Jude Law and Michael Caine Uncover "Sleuth"

New York Daily News, 7 October 2007
By Joe Neumaier

Turnabout is foul play in "Sleuth." The cat-and-mouse drama, opening Friday, is a wholesale revamp of Anthony Shaffer's 1970 play, made into a film in 1972 with Laurence Olivier playing an older mystery writer and Michael Caine as the young hothead in love with the other man's wife, who becomes enmeshed in a game of one-upsmanship. In this version, directed by Kenneth Branagh, Caine, 74, now plays wile Andrew Wyke, and Jude Law, 34, is Milo, the cocky chap who visits Andrew's English estate. (Caine and Law previously shared the role of laddie cad "Alfie," in 1966 and 2004, respectively.)

In the new "Sleuth," however, Nobel-winning playwright Harold Pinter used just the core of Shaffer's play, infusing it with loads of sexual tension. Recently, Caine and Law - "Lord Oscarville" and "the movie star," as Branagh calls them - riffed with their director ("Johnny Shakespeare boy") on what it's all about.

There's more to this film than just a two-man game of, "Who's tricking who?"

Kenneth Branagh: One of the things I loved about the script is that it delivers on its thriller aspects, but rereading it, and shooting it with the boys, made me think again about what it actually meant.

Michael Caine: Plus, there's a lot of humor in it. And in acting, you really do need to be a straight man, not a comedian. The straight man doesn't try to be funny. The more human and ordinary you are when saying dialogue that's this pointed, everyone in the audience thinks, "...Geez, he said that the way we all say things."

Jude Law: And that's very much Harold Pinter's style, isn't it? He sticks a knife in with a velvet glove.

The face-to-face showdown these guys have gets very tough, even physical.

KB: We didn't want to get in the way of Pinter's style and wit, but at the same time as a writer he gives an invitation to actors to [bring] moments of heat. Here, I think there's a real wildness. When Michael suddenly explodes, you feel like a skin has been peeled off as he growls, "My wife's mine! She belongs to me!" That feels like it's coming out of something very primal.

JL: I think that's the key word: "Primal." And it was great fun to see, in hindsight, what came out of it, instead of anything that we'd planned.

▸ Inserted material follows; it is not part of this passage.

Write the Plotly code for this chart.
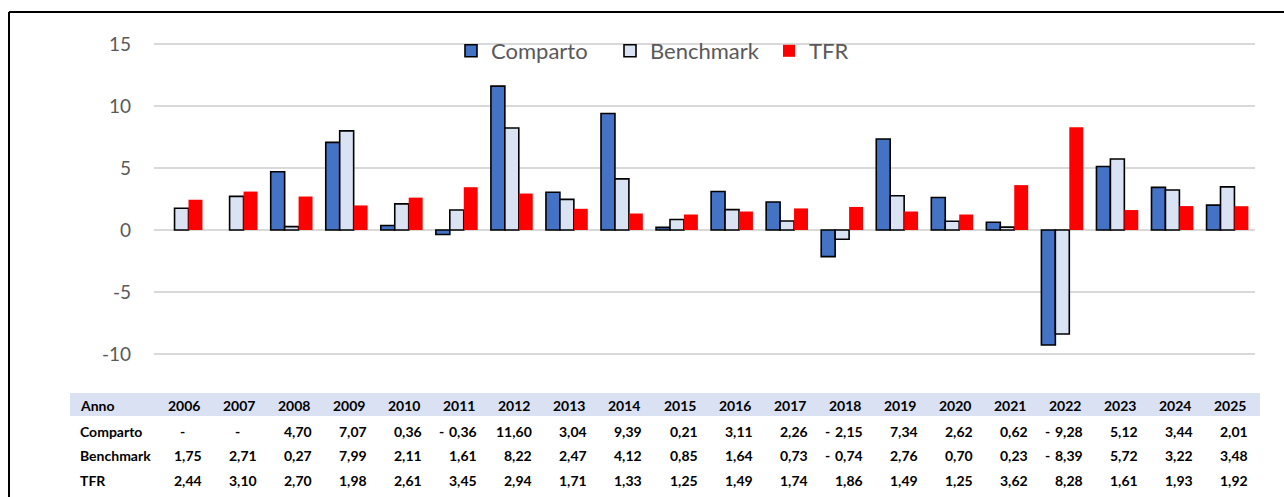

There are three stages to my character - first a sort-of presentation as Milo shows what he hopes to be seen as; then he performs, and shows what he's good at; and then the "reveal" of who this man is really going to be. A metamorphosis like that demands physicality.

You and Olivier didn't play the sexual dynamic that's in this one, Michael.

MC: No. The thing here is a homeoerotic subtext; in the earlier one, there was a massive class thing. And I played it in this new one as a lonely man who might want a companion, and ... the hell with the missus. Ken showed me a psychological treatise on morbid jealousy, in which there really are cases of men who tried to humiliate their wife's lover by engaging him in a homosexual relationship. Which would be the greatest humiliation for the woman, if her lover left her for the husband.

KB: And then we have this third character in the story, which is Andrew's house. It's a declaration of his personality, and used to overwhelm the younger man, in a way: "Here's my expensively designed home, here's my art collection, here's my complete mastery of everything technological, so don't think I'm not with it."

JL: Yet when [an offer comes], Milo does a very clever thing - he repeats the offer. It's like anything: If you asked, "You want to go to breakfast?" And I said, "You're ... asking me to go to breakfast," the mere repetition of it raises the stakes, without anything actually being decoded.

MC: We had three weeks of intense rehearsals. In '72, we had about five days of rehearsal. Olivier was having a nervous breakdown, 'cuz he didn't know what to do 'til he got a false moustache. It was more rehearsing a nervous breakdown!

JL: Wow!

KB: Both Michael and Jude burrowed into these roles in a way I hadn't ever seen from them previously. They are X-ray parts, and they were raw and vulnerable.

JL: I love seeing performances that don't require great physical change but that still make me say, "Did you see that?"

MC: I'm about to do a new role that actually requires a lot of change ... but when the director asked me to grow out my nose and ear hair, I said, "No, that's too much!" I'm not doing nose-hair parts. My wife said, "If you do that, I'll leave you!"